Webber's flying wheel explained

2013-07-12 08:34

LONDON, England - Red Bull has changed its split-second pit-stop procedures since a rear wheel flew off Mark Webber's car and injured a cameraman at the 2013 German Grand Prix.

An investigationby the team found that Webber's car was released prematurely because a “go” signal was sent accidentally by the right-rear wheel man.

The report, sent to all teams and to F1's governing body, revealed that the “right rear nut cross-threaded as the wheel went on” during a pit stop that lasted less than three seconds.

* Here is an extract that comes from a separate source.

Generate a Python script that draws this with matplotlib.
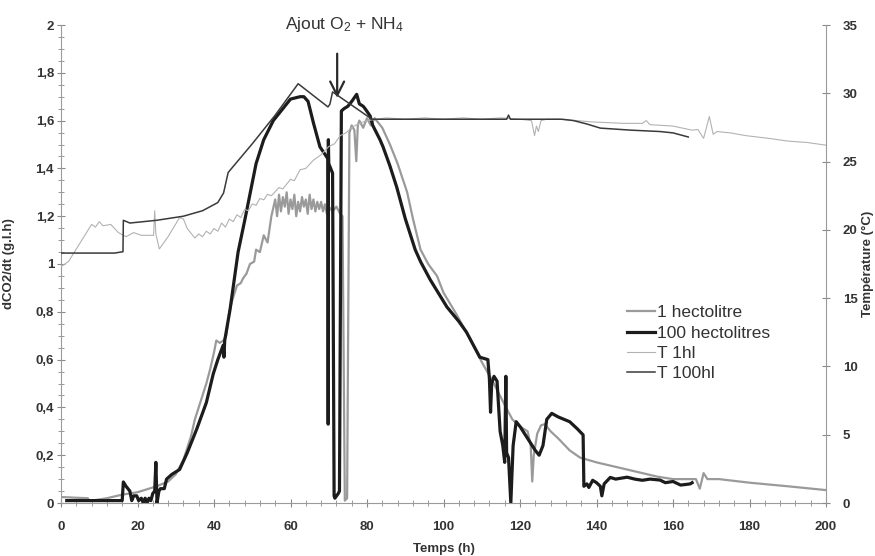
import numpy as np
import matplotlib as mpl
import matplotlib.pyplot as plt
from matplotlib.ticker import MultipleLocator, FuncFormatter

mpl.rcParams["font.family"] = ["Liberation Sans", "DejaVu Sans"]
mpl.rcParams["mathtext.fontset"] = "custom"
mpl.rcParams["mathtext.rm"] = "Liberation Sans"
mpl.rcParams["mathtext.default"] = "regular"

# dCO2/dt, 1 hectolitre
t_1hl = [0, 4, 7, 7.5, 8, 12, 16, 20, 25, 28, 30, 32, 34, 35, 36, 37, 38, 39, 40, 40.6, 41.5, 42.5, 43.2,
         44, 45, 46, 47, 47.6, 48.5, 49.4, 50.5, 51, 52, 53, 54, 55, 56, 56.5, 57, 57.5, 58, 58.5, 59, 59.5,
         60, 60.5, 61, 61.5, 62, 62.5, 63, 63.5, 64, 64.5, 65, 65.5, 66, 66.5, 67, 67.5, 68, 68.5, 69, 69.5,
         70, 71, 72, 73, 73.6, 74.2, 74.8, 75.4, 76, 76.7, 77.2, 77.6, 78, 79, 80, 81, 82, 83, 84, 86, 88,
         90.5, 92, 94, 96, 98.3, 100, 103, 106, 110, 113, 116, 118, 120, 122, 122.8, 123.2, 123.6, 124.5,
         125.5, 126.5, 128, 130, 133, 135.7, 140, 144, 148, 152, 156, 160, 166, 167, 168, 169, 172, 180,
         190, 200]
co2_1hl = [0.025, 0.022, 0.02, 0.008, 0.01, 0.02, 0.035, 0.045, 0.07, 0.09, 0.12, 0.18, 0.28, 0.35, 0.40,
           0.45, 0.50, 0.56, 0.63, 0.68, 0.67, 0.68, 0.70, 0.80, 0.86, 0.91, 0.92, 0.94, 0.96, 1.0, 1.01,
           1.06, 1.05, 1.12, 1.09, 1.2, 1.27, 1.20, 1.29, 1.22, 1.28, 1.24, 1.30, 1.21, 1.27, 1.23, 1.29,
           1.20, 1.26, 1.22, 1.28, 1.24, 1.27, 1.21, 1.29, 1.23, 1.27, 1.22, 1.26, 1.23, 1.26, 1.22, 1.25,
           1.21, 1.24, 1.22, 1.24, 1.21, 1.2, 0.01, 0.02, 1.55, 1.58, 1.56, 1.43, 1.58, 1.6, 1.57, 1.61,
           1.58, 1.61, 1.59, 1.57, 1.50, 1.42, 1.30, 1.19, 1.06, 1.0, 0.95, 0.88, 0.80, 0.715, 0.59, 0.505,
           0.41, 0.35, 0.32, 0.30, 0.24, 0.09, 0.2, 0.29, 0.325, 0.33, 0.30, 0.27, 0.22, 0.19, 0.17, 0.155,
           0.14, 0.125, 0.11, 0.10, 0.10, 0.06, 0.125, 0.10, 0.10, 0.085, 0.07, 0.054]

# dCO2/dt, 100 hectolitres
t_100hl = [1.5, 16, 16.3, 17, 18, 18.5, 19, 19.8, 20.3, 21, 21.5, 22, 22.5, 23, 23.5, 24, 24.5, 24.8, 25.1,
           25.6, 26, 27, 27.6, 29, 31, 33, 35.5, 38, 39.8, 41, 42.4, 42.6, 42.8, 44.2, 46.3, 48, 51, 53,
           55.5, 58, 60, 62.5, 63.5, 64.6, 66, 67.7, 69.8, 69.85, 69.9, 70.0, 71.0, 71.4, 71.6, 72.5, 72.8,
           73.3, 74, 75, 76, 77.3, 78, 79, 79.5, 80.8, 81.5, 83.4, 84.2, 86, 87.8, 90, 92.6, 94, 96.5,
           100.9, 104, 106, 109.5, 111.6, 112, 112.3, 112.6, 113.2, 114, 114.8, 115.5, 116, 116.3, 116.5,
           117, 117.6, 118.2, 119, 120, 122, 124, 125, 126, 127, 128.3, 130, 133, 135, 136.5, 136.7, 137.5,
           138, 139, 140, 141, 141.4, 142, 143.6, 145, 148, 150, 152, 154, 156.6, 158, 160, 162, 164.5, 165]
co2_100hl = [0.01, 0.01, 0.088, 0.07, 0.05, 0.01, 0.03, 0.03, 0.01, 0.02, 0.0, 0.02, 0.0, 0.02, 0.01, 0.04,
             0.05, 0.17, 0.0, 0.05, 0.06, 0.06, 0.1, 0.12, 0.14, 0.21, 0.31, 0.42, 0.54, 0.60, 0.66, 0.61,
             0.68, 0.81, 1.05, 1.18, 1.42, 1.52, 1.60, 1.65, 1.69, 1.70, 1.70, 1.68, 1.59, 1.49, 1.44, 0.33,
             1.52, 1.42, 1.38, 0.03, 0.02, 0.04, 0.05, 1.64, 1.65, 1.66, 1.68, 1.71, 1.67, 1.66, 1.65, 1.62,
             1.58, 1.52, 1.49, 1.41, 1.32, 1.19, 1.06, 1.01, 0.935, 0.82, 0.76, 0.715, 0.61, 0.60, 0.52,
             0.38, 0.50, 0.53, 0.51, 0.30, 0.24, 0.17, 0.53, 0.21, 0.19, 0.0, 0.24, 0.34, 0.32, 0.27, 0.22,
             0.20, 0.24, 0.35, 0.375, 0.36, 0.34, 0.31, 0.285, 0.07, 0.08, 0.065, 0.095, 0.085, 0.07, 0.03,
             0.08, 0.107, 0.10, 0.108, 0.10, 0.095, 0.10, 0.096, 0.085, 0.09, 0.075, 0.08, 0.085]

# temperature, 1 hl
tt_1hl = [0, 2, 4, 6, 8, 9, 10, 11, 13, 15, 17, 19, 21, 24.2, 24.5, 24.8, 25.7, 28, 31, 32, 33, 35, 36, 37,
          38, 39, 40, 41, 42, 43, 44, 45, 46, 47, 48, 49, 50, 51, 52, 53, 54, 55, 57, 58, 60, 61, 62.5, 64,
          66, 68, 70, 71.5, 73, 74.5, 76, 78, 80, 85, 90, 95, 100, 105, 110, 115, 120, 123, 123.8, 124.3,
          124.8, 125.5, 127, 130, 135, 139, 147, 152, 153, 154, 160, 165, 166.5, 168, 169.5, 170.5, 171.5,
          175, 179, 185, 190, 195, 200]
temp_1hl = [17.3, 17.7, 18.6, 19.5, 20.4, 20.2, 20.6, 20.3, 20.4, 19.8, 19.5, 19.8, 19.6, 19.6, 21.4, 19.7,
            18.6, 19.5, 20.9, 20.8, 20.1, 19.4, 19.7, 19.5, 19.9, 19.7, 20.1, 19.9, 20.5, 20.2, 20.8, 20.6,
            21.1, 20.9, 21.5, 21.4, 21.9, 21.8, 22.3, 22.2, 22.6, 22.5, 23.1, 23.0, 23.7, 23.6, 24.4, 24.5,
            25.1, 25.5, 26.1, 26.3, 26.9, 27.1, 27.5, 27.8, 28.0, 28.2, 28.1, 28.2, 28.1, 28.2, 28.1, 28.2,
            28.1, 28.0, 26.9, 27.6, 27.2, 28.0, 28.1, 28.1, 28.0, 27.9, 27.8, 27.8, 28.0, 27.7, 27.6, 27.3,
            27.35, 26.7, 28.3, 27.0, 27.2, 27.1, 26.9, 26.7, 26.5, 26.4, 26.2]

# temperature, 100 hl
tt_100hl = [0, 14, 16.2, 16.3, 18, 25, 32, 37, 41, 42.5, 43.7, 50, 56, 62, 69.8, 70.3, 71, 81.3, 100, 116.5,
            117, 117.5, 131, 134, 137.5, 141, 149, 156.6, 160, 164]
temp_100hl = [18.3, 18.3, 18.4, 20.7, 20.5, 20.7, 21.0, 21.4, 22.0, 22.7, 24.2, 26.3, 28.4, 30.7, 29.0,
              29.2, 30.1, 28.1, 28.1, 28.1, 28.4, 28.1, 28.1, 28.0, 27.75, 27.45, 27.3, 27.2, 27.1, 26.8]

TICK_COLOR = "#8a8a8a"
LABEL_COLOR = "#333333"

fig = plt.figure(figsize=(8.75, 5.56), dpi=100)
fig.subplots_adjust(left=61 / 875, right=826 / 875, bottom=1 - 503 / 556, top=1 - 25 / 556)
ax = fig.add_subplot(111)
ax2 = ax.twinx()

l1, = ax.plot(t_1hl, co2_1hl, color="#9a9a9a", lw=1.6, label="1 hectolitre")
l2, = ax.plot(t_100hl, co2_100hl, color="#1c1c1c", lw=2.3, label="100 hectolitres")
l3, = ax2.plot(tt_1hl, temp_1hl, color="#b2b2b2", lw=0.8, label="T 1hl")
l4, = ax2.plot(tt_100hl, temp_100hl, color="#3a3a3a", lw=1.1, label="T 100hl")

ax.set_xlim(0, 200)
ax.set_ylim(0, 2)
ax2.set_ylim(0, 35)

ax.xaxis.set_major_locator(MultipleLocator(20))
ax.xaxis.set_minor_locator(MultipleLocator(4))
ax.yaxis.set_major_locator(MultipleLocator(0.2))
ax.yaxis.set_minor_locator(MultipleLocator(0.05))
ax.yaxis.set_major_formatter(FuncFormatter(lambda v, _: f"{v:g}".replace(".", ",")))
ax2.yaxis.set_major_locator(MultipleLocator(5))

for a in (ax, ax2):
    a.spines["top"].set_visible(False)
    for s in a.spines.values():
        s.set_color("#9a9a9a")
        s.set_linewidth(0.8)
ax.spines["right"].set_visible(False)
ax2.spines["left"].set_visible(False)
ax2.spines["bottom"].set_visible(False)

tick_font = dict(labelsize=9.5, labelcolor=LABEL_COLOR, color=TICK_COLOR)
ax.tick_params(axis="x", which="major", direction="inout", length=6, pad=10, **tick_font)
ax.tick_params(axis="x", which="minor", direction="inout", length=4, color=TICK_COLOR)
ax.tick_params(axis="y", which="major", direction="inout", length=6, pad=2, **tick_font)
ax.tick_params(axis="y", which="minor", direction="inout", length=4, color=TICK_COLOR)
ax2.tick_params(axis="y", which="major", direction="inout", length=6, pad=9, **tick_font)
for lab in ax.get_xticklabels() + ax.get_yticklabels() + ax2.get_yticklabels():
    lab.set_fontweight("bold")

ax.set_xlabel("Temps (h)", fontsize=9.5, fontweight="bold", color=LABEL_COLOR)
ax.xaxis.set_label_coords(0.5, -0.084)
ax.set_ylabel("dCO2/dt (g.l.h)", fontsize=9.5, fontweight="bold", color=LABEL_COLOR)
ax.yaxis.set_label_coords(-0.06, 0.5)
ax2.set_ylabel("Température (°C)", fontsize=9.5, fontweight="bold", color=LABEL_COLOR)
ax2.yaxis.set_label_coords(1.047, 0.5)

# addition of O2 + NH4
ax.annotate("", xy=(72.2, 1.695), xytext=(72.2, 1.88),
            arrowprops=dict(arrowstyle="->,head_length=0.5,head_width=0.25", lw=1.6,
                            color="#2a2a2a", mutation_scale=20, shrinkA=0, shrinkB=0))
ax.text(74.2, 1.983, "Ajout O$_2$ + NH$_4$", ha="center", va="baseline", fontsize=12.5, color="#333333")

ax.legend(handles=[l1, l2, l3, l4], loc="upper left", bbox_to_anchor=(0.74, 0.414), frameon=False,
          borderpad=0, borderaxespad=0, handlelength=1.6, handletextpad=0.12, labelspacing=0.3,
          fontsize=12.5, labelcolor="#333333")

fig.savefig("out.png", dpi=100)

The report stated: “When the mechanic with the wheel gun removed the nut to put another on the gun slipped in his hand and he accidentally pressed a trigger that sent a ‘go' signal to the man on the front jack. The car was then cleared to leave the pits even though the rear wheel was unattached.”

Red Bull said it would revise the design of the gun to ensure that, if it accidentally rotated in the mechanic's hands, the go signal could not be sent by accident.

The front jack man would also be told to hold the car, in the event of any problem, until receiving a clear signal that all wheels had been changed.

Cameraman Paul Allen, working for Formula One Management, suffered a broken collarbone and broken ribs when he was hit on his back by the bouncing 10kg wheel.


The incident has led to a clampdown on access to the pits lane during race weekends.

The International Automobile Federation said that media would be restricted to the pit wall and only authorised team personnel would be allowed in the pits lane during qualifying and the race.

The BBC reported that FOM told broadcasters the measures would also apply to all practice sessions.


  • Roger Jenkins - 2013-07-12 09:17

    Go back to old system where the wheel man puts his arm out to indicate completion of the wheel change.